## [Task instructions]
Write out each line that follows exactly as it stands, without the pictures.

## [Supplied data]
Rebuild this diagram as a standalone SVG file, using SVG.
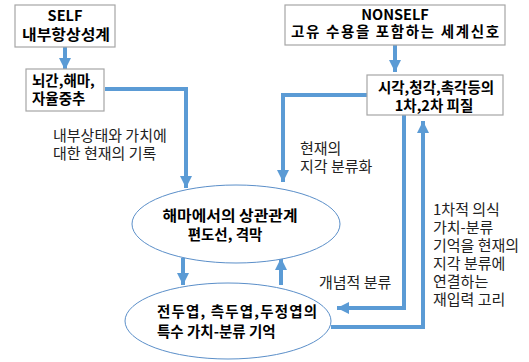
<svg xmlns="http://www.w3.org/2000/svg" width="529" height="362" viewBox="0 0 529 362">
<defs>
<style>
.box{fill:#fff;stroke:#a6a6a6;stroke-width:1.2}
.ell{fill:#fff;stroke:#5b8fc9;stroke-width:1}
.b{font-family:"Noto Sans CJK KR","Noto Sans",sans-serif;font-weight:bold;font-size:14.5px;fill:#000}
.r{font-family:"Noto Sans CJK KR","Noto Sans",sans-serif;font-size:15px;fill:#222}
.c{fill:none;stroke:#5b9bd5;stroke-width:4}
</style>
<marker id="ah" markerUnits="userSpaceOnUse" markerWidth="14" markerHeight="14" viewBox="0 0 14 14" refX="12" refY="7" orient="auto">
<path d="M0,1 L12,7 L0,13 Z" fill="#5b9bd5"/>
</marker>
</defs>
<rect width="529" height="362" fill="#fff"/>
<g id="connectors">
<path class="c" d="M65,47 V70" marker-end="url(#ah)"/>
<path class="c" d="M105,89 H186 V188" marker-end="url(#ah)"/>
<path class="c" d="M395,45 V72" marker-end="url(#ah)"/>
<path class="c" d="M367,95 H283 V182" marker-end="url(#ah)"/>
<path class="c" d="M404,115 V308 H337" marker-end="url(#ah)"/>
<path class="c" d="M331,327 H423 V121" marker-end="url(#ah)"/>
<path class="c" d="M183,258 V285" marker-end="url(#ah)"/>
<path class="c" d="M281,285 V258" marker-end="url(#ah)"/>
</g>
<g id="self">
<rect class="box" x="15" y="5" width="100" height="42"/>
<text class="b" x="65" y="21" text-anchor="middle">SELF</text>
<text class="b" x="66" y="40" text-anchor="middle" textLength="88" lengthAdjust="spacingAndGlyphs">내부항상성계</text>
</g>
<g id="brainstem">
<rect class="box" x="26" y="69" width="78" height="42"/>
<text class="b" x="32" y="86">뇌간,해마,</text>
<text class="b" x="32" y="104">자율중추</text>
</g>
<g id="nonself">
<rect class="box" x="285" y="5" width="220" height="40"/>
<text class="b" x="395" y="20" text-anchor="middle">NONSELF</text>
<text class="b" x="395" y="37" text-anchor="middle" textLength="208" lengthAdjust="spacing">고유 수용을 포함하는 세계신호</text>
</g>
<g id="cortex">
<rect class="box" x="367" y="75" width="136" height="40"/>
<text class="b" x="436" y="93" text-anchor="middle">시각,청각,촉각등의</text>
<text class="b" x="434" y="111" text-anchor="middle">1차,2차 피질</text>
</g>
<g id="hippocampus">
<ellipse class="ell" cx="236" cy="224" rx="104" ry="39"/>
<text class="b" x="230" y="221" text-anchor="middle" textLength="135" lengthAdjust="spacingAndGlyphs">해마에서의 상관관계</text>
<text class="b" x="225" y="240" text-anchor="middle">편도선, 격막</text>
</g>
<g id="memory">
<ellipse class="ell" cx="228" cy="321" rx="103" ry="38"/>
<text class="b" x="157" y="317" textLength="160" lengthAdjust="spacing">전두엽, 측두엽,두정엽의</text>
<text class="b" x="157" y="337">특수 가치-분류 기억</text>
</g>
<g id="labels">
<text class="r" x="53" y="141">내부상태와 가치에</text>
<text class="r" x="53" y="159">대한 현재의 기록</text>
<text class="r" x="300" y="154">현재의</text>
<text class="r" x="300" y="172">지각 분류화</text>
<text class="r" x="319" y="288">개념적 분류</text>
<text class="r" x="433" y="215">1차적 의식</text>
<text class="r" x="433" y="233">가치-분류</text>
<text class="r" x="433" y="251">기억을 현재의</text>
<text class="r" x="433" y="269">지각 분류에</text>
<text class="r" x="433" y="287">연결하는</text>
<text class="r" x="433" y="305">재입력 고리</text>
</g>
</svg>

## [Result of this task]
Rebuild this diagram as a standalone SVG file, using SVG.
<svg xmlns="http://www.w3.org/2000/svg" width="529" height="362" viewBox="0 0 529 362">
<defs>
<style>
.box{fill:#fff;stroke:#a6a6a6;stroke-width:1.2}
.ell{fill:#fff;stroke:#5b8fc9;stroke-width:1}
.b{font-family:"Noto Sans CJK KR","Noto Sans",sans-serif;font-weight:bold;font-size:14.5px;fill:#000}
.r{font-family:"Noto Sans CJK KR","Noto Sans",sans-serif;font-size:15px;fill:#222}
.c{fill:none;stroke:#5b9bd5;stroke-width:4}
</style>
<marker id="ah" markerUnits="userSpaceOnUse" markerWidth="14" markerHeight="14" viewBox="0 0 14 14" refX="12" refY="7" orient="auto">
<path d="M0,1 L12,7 L0,13 Z" fill="#5b9bd5"/>
</marker>
</defs>
<rect width="529" height="362" fill="#fff"/>
<g id="connectors">
<path class="c" d="M65,47 V70" marker-end="url(#ah)"/>
<path class="c" d="M105,89 H186 V188" marker-end="url(#ah)"/>
<path class="c" d="M395,45 V72" marker-end="url(#ah)"/>
<path class="c" d="M367,95 H283 V182" marker-end="url(#ah)"/>
<path class="c" d="M404,115 V308 H337" marker-end="url(#ah)"/>
<path class="c" d="M331,327 H423 V121" marker-end="url(#ah)"/>
<path class="c" d="M183,258 V285" marker-end="url(#ah)"/>
<path class="c" d="M281,285 V258" marker-end="url(#ah)"/>
</g>
<g id="self">
<rect class="box" x="15" y="5" width="100" height="42"/>
<text class="b" x="65" y="21" text-anchor="middle">SELF</text>
<text class="b" x="66" y="40" text-anchor="middle" textLength="88" lengthAdjust="spacingAndGlyphs">내부항상성계</text>
</g>
<g id="brainstem">
<rect class="box" x="26" y="69" width="78" height="42"/>
<text class="b" x="32" y="86">뇌간,해마,</text>
<text class="b" x="32" y="104">자율중추</text>
</g>
<g id="nonself">
<rect class="box" x="285" y="5" width="220" height="40"/>
<text class="b" x="395" y="20" text-anchor="middle">NONSELF</text>
<text class="b" x="395" y="37" text-anchor="middle" textLength="208" lengthAdjust="spacing">고유 수용을 포함하는 세계신호</text>
</g>
<g id="cortex">
<rect class="box" x="367" y="75" width="136" height="40"/>
<text class="b" x="436" y="93" text-anchor="middle">시각,청각,촉각등의</text>
<text class="b" x="434" y="111" text-anchor="middle">1차,2차 피질</text>
</g>
<g id="hippocampus">
<ellipse class="ell" cx="236" cy="224" rx="104" ry="39"/>
<text class="b" x="230" y="221" text-anchor="middle" textLength="135" lengthAdjust="spacingAndGlyphs">해마에서의 상관관계</text>
<text class="b" x="225" y="240" text-anchor="middle">편도선, 격막</text>
</g>
<g id="memory">
<ellipse class="ell" cx="228" cy="321" rx="103" ry="38"/>
<text class="b" x="157" y="317" textLength="160" lengthAdjust="spacing">전두엽, 측두엽,두정엽의</text>
<text class="b" x="157" y="337">특수 가치-분류 기억</text>
</g>
<g id="labels">
<text class="r" x="53" y="141">내부상태와 가치에</text>
<text class="r" x="53" y="159">대한 현재의 기록</text>
<text class="r" x="300" y="154">현재의</text>
<text class="r" x="300" y="172">지각 분류화</text>
<text class="r" x="319" y="288">개념적 분류</text>
<text class="r" x="433" y="215">1차적 의식</text>
<text class="r" x="433" y="233">가치-분류</text>
<text class="r" x="433" y="251">기억을 현재의</text>
<text class="r" x="433" y="269">지각 분류에</text>
<text class="r" x="433" y="287">연결하는</text>
<text class="r" x="433" y="305">재입력 고리</text>
</g>
</svg>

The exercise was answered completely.